> [DIRECTIONS FOR THIS TASK]:
Start at the line holding "Clone this chart in seaborn and matplotlib.", stop at the line holding "linewidth=1.6, ax=ax, legend=True, zorder=3)", and repeat those lines exactly, both ends included; skip the pictures.

> [PROVIDED DATA]:
-- Begin --
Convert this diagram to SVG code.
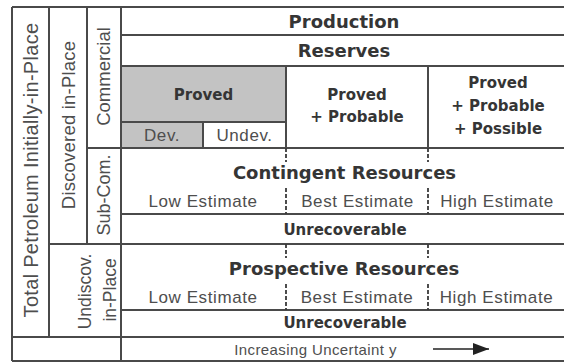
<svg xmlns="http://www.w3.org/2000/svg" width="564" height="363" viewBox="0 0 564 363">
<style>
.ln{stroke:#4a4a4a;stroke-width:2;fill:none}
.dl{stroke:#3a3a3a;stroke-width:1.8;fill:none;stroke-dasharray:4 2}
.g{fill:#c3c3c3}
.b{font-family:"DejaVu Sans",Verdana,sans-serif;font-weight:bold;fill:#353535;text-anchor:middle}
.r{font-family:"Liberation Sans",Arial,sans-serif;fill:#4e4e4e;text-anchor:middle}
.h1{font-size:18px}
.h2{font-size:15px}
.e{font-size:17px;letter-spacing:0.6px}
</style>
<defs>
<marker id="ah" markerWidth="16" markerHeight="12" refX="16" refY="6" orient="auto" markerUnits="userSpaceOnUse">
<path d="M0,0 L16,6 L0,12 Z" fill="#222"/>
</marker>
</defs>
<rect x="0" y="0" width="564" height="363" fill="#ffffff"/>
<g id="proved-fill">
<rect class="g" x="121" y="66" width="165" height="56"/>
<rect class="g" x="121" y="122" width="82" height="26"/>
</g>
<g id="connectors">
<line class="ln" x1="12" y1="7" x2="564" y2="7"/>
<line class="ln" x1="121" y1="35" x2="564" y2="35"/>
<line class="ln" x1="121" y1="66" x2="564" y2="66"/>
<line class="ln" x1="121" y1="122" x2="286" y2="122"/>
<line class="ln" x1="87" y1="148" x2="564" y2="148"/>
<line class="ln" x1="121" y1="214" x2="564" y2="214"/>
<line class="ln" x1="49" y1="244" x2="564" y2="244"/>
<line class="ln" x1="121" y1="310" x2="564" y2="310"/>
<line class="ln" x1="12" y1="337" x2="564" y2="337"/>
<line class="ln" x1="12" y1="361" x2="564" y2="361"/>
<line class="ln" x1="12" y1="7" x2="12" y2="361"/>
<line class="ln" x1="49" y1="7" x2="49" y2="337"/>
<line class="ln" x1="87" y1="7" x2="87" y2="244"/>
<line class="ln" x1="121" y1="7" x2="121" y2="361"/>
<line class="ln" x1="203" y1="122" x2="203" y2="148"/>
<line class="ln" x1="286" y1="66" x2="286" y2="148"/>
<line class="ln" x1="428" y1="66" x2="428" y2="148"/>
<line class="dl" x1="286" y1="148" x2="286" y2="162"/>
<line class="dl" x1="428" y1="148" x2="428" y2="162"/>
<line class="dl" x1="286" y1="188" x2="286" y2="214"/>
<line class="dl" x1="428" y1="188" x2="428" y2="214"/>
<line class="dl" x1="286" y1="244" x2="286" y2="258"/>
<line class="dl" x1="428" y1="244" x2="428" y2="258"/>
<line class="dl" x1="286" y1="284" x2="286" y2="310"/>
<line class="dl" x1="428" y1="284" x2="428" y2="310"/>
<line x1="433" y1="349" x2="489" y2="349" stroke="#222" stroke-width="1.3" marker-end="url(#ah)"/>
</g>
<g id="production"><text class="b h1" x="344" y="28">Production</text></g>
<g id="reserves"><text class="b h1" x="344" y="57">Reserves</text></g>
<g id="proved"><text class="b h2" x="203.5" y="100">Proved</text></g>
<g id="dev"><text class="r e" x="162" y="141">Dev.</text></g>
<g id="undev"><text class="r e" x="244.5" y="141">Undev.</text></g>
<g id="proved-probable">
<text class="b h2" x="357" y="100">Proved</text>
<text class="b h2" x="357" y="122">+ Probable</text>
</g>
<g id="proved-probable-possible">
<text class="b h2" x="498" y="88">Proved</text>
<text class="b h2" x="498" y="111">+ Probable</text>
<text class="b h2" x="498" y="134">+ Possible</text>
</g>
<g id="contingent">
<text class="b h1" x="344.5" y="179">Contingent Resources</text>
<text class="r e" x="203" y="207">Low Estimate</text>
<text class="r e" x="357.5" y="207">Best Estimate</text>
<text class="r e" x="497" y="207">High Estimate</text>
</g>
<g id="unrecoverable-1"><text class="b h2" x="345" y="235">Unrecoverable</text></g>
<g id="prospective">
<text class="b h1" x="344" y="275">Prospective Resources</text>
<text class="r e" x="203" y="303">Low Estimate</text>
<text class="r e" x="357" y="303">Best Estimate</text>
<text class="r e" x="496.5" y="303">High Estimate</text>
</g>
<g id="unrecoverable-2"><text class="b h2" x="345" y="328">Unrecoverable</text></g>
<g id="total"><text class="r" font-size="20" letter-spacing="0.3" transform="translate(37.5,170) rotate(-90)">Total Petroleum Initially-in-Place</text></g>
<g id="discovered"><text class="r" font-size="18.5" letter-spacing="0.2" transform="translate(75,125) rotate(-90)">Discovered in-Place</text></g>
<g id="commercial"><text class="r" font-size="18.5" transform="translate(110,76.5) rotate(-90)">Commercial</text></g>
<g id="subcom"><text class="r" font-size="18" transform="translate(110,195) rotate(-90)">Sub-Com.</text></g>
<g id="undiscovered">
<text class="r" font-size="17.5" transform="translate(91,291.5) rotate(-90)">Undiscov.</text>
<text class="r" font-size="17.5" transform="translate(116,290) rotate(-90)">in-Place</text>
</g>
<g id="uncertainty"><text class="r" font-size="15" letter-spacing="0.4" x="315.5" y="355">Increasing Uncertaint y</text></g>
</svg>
-- End --
-- Begin --
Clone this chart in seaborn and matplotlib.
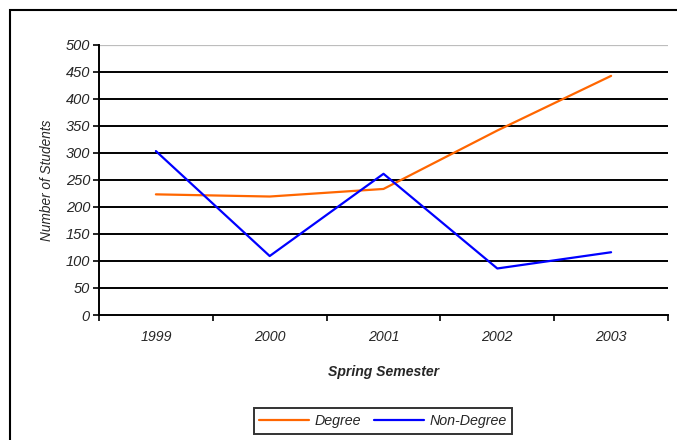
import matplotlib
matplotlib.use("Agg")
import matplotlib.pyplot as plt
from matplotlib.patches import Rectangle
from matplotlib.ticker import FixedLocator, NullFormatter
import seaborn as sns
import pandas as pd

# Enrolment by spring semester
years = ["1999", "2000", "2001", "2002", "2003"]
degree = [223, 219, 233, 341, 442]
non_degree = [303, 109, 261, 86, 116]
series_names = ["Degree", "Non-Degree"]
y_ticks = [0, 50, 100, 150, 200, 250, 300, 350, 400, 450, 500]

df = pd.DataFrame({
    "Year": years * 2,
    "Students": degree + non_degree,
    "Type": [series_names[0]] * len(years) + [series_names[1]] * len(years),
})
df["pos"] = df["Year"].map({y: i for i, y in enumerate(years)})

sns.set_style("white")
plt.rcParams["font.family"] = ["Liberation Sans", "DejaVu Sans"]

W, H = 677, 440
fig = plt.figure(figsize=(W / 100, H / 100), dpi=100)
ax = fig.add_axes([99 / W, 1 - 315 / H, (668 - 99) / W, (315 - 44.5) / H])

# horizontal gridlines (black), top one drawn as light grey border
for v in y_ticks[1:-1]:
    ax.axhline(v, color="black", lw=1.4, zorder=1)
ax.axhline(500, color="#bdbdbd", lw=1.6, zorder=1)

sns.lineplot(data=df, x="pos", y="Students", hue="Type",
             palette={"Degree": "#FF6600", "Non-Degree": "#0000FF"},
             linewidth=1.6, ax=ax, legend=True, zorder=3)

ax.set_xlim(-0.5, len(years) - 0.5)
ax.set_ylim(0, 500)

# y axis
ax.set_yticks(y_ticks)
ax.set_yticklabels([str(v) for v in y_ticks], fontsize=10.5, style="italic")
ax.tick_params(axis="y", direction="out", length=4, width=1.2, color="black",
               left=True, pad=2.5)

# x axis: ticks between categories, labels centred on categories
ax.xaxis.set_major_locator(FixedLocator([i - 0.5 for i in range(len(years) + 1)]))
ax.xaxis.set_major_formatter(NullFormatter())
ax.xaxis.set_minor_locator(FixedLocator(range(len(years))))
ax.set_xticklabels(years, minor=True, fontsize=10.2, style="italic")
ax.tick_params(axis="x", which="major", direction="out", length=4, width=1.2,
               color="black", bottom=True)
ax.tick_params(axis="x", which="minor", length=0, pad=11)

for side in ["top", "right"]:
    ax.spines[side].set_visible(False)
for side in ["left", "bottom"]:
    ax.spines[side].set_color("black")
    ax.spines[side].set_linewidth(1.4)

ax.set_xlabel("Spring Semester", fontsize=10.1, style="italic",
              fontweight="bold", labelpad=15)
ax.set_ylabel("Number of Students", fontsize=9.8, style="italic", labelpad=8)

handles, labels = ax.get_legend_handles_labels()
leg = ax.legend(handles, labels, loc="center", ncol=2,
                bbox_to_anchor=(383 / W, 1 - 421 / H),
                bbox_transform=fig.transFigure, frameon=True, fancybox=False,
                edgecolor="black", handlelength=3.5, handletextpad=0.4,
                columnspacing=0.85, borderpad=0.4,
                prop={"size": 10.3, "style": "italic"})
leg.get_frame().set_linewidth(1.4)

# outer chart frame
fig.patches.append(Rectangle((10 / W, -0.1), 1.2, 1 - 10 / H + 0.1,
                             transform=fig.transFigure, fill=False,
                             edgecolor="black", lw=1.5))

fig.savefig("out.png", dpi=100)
-- End --
-- Begin --
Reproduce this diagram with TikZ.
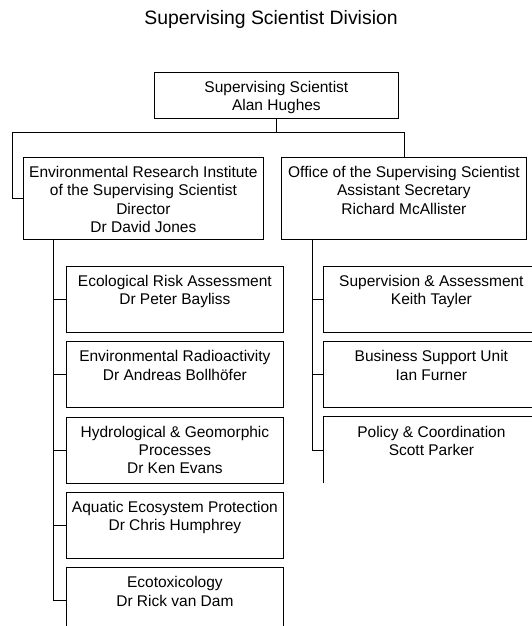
-- End --
> [RESPONSE TO THIS TASK]:
Clone this chart in seaborn and matplotlib.
import matplotlib
matplotlib.use("Agg")
import matplotlib.pyplot as plt
from matplotlib.patches import Rectangle
from matplotlib.ticker import FixedLocator, NullFormatter
import seaborn as sns
import pandas as pd

# Enrolment by spring semester
years = ["1999", "2000", "2001", "2002", "2003"]
degree = [223, 219, 233, 341, 442]
non_degree = [303, 109, 261, 86, 116]
series_names = ["Degree", "Non-Degree"]
y_ticks = [0, 50, 100, 150, 200, 250, 300, 350, 400, 450, 500]

df = pd.DataFrame({
    "Year": years * 2,
    "Students": degree + non_degree,
    "Type": [series_names[0]] * len(years) + [series_names[1]] * len(years),
})
df["pos"] = df["Year"].map({y: i for i, y in enumerate(years)})

sns.set_style("white")
plt.rcParams["font.family"] = ["Liberation Sans", "DejaVu Sans"]

W, H = 677, 440
fig = plt.figure(figsize=(W / 100, H / 100), dpi=100)
ax = fig.add_axes([99 / W, 1 - 315 / H, (668 - 99) / W, (315 - 44.5) / H])

# horizontal gridlines (black), top one drawn as light grey border
for v in y_ticks[1:-1]:
    ax.axhline(v, color="black", lw=1.4, zorder=1)
ax.axhline(500, color="#bdbdbd", lw=1.6, zorder=1)

sns.lineplot(data=df, x="pos", y="Students", hue="Type",
             palette={"Degree": "#FF6600", "Non-Degree": "#0000FF"},
             linewidth=1.6, ax=ax, legend=True, zorder=3)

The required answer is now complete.